The blockchain serves as an excellent platform for such a solution. Blockchain holds an inherent promise of consensus: no single organization can update or remove a record without approval of other organizations. The shared ledger is replicated to all participants and provides data transparency and a single source of truth. And the blockchain is immutable and final. Once a record is written on the ledger, it is there to stay. But the Port of Valencia use case presented additional data privacy concerns.
Some of the VGM certificate data, filled in by the scale-operator and involving weight operation details and prices, is considered business sensitive. It can’t be shared with the company’s competitors, who are the other scale operators on the network. This data should be shared only with “neutral” stakeholders of the network, such as the PCS, and with the companies involved in the weight request lifecycle itself (such as shipper/freight forwarder, road haulier and shipping line).
Scale operators are blockchain organizations that hold their own copy of the ledger. Theoretically, if all the data, including all weight request data, is replicated in the ledger of all peers in an equal manner, the scale operator’s competitors could gain access to this sensitive data.

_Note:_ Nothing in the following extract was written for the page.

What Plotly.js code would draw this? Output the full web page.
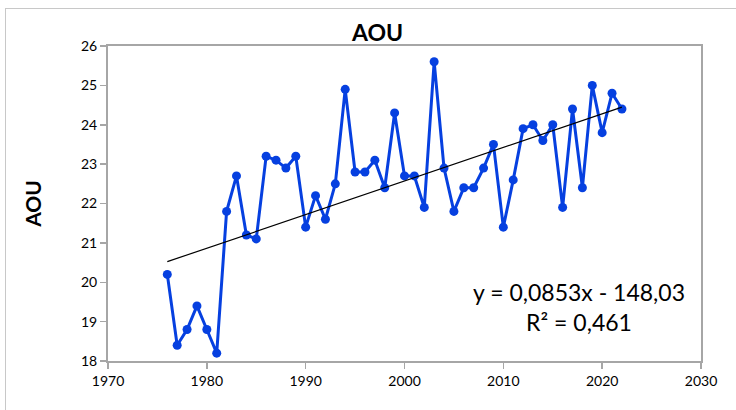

Additionally, all data access must be on a “need to know” basis. Each stakeholder needs the ability to access and edit only those weight requests that are relevant to their company, and only those parts of the weight request relevant to the company’s role in the weight request lifecycle.
The solution: Hyperledger Fabric
Hyperledger Fabric, one of the best-known enterprise-grade blockchain technology implementations, offers multiple built-in privacy protection mechanisms, such as certificate authority-based authorization, channels, private data collections and attribute-based access control.
Channels allow us to segregate the blockchain network into multiple sub-networks, each with a separate ledger accessible only to the channel participants. Creating multiple channels, each used by a subset group of blockchain network organizations, allows us to separate the data among those groups, enabling entire transactions to be visible and accessible only to a particular subgroup.
Private data collections can be used to keep sensitive data private from specific channel participants. Private data is shared only among designated blockchain organizations, and their content is not replicated to the peers of organizations not defined as part of the private data collection.
Data access can be restricted to users within the blockchain organization who possess certain attributes, such as a specific organizational role.
Given the richness of these built-in data privacy-preserving mechanisms, we found that a combination of these built-in features would cover all our requirements.
To ensure the privacy of business-sensitive data, possible built-in options in Fabric include using multiple channels or private data collections. We decided to use private data collections for two major reasons.
First, separating the network and ledger data into multiple channels better works for cases where entire transactions or ledgers need to be kept confidential within a subset of network organizations. In our case, we wanted all the network participants to see all the transactions, while keeping only part of the weight record transaction data (such as cost of the weight operation) private from competitors.
Second, multiple channels have management and performance overhead.
To grant data access on a need-to-know basis, we decided to use the Fabric’s attribute-based access control feature. This feature relies on adding additional custom attributes to the user certificate to indicate the user role and company affiliation. The values of those attributes are checked in chaincode to grant the user access only to those records that user is allowed to see, based on their role and company.
Now that we shared a real-life use case for the Hyperledger Fabric blockchain in a maritime solution, you should have a better understanding of how to use Fabric privacy features to provide fine-grained role-based access control and preserve data privacy.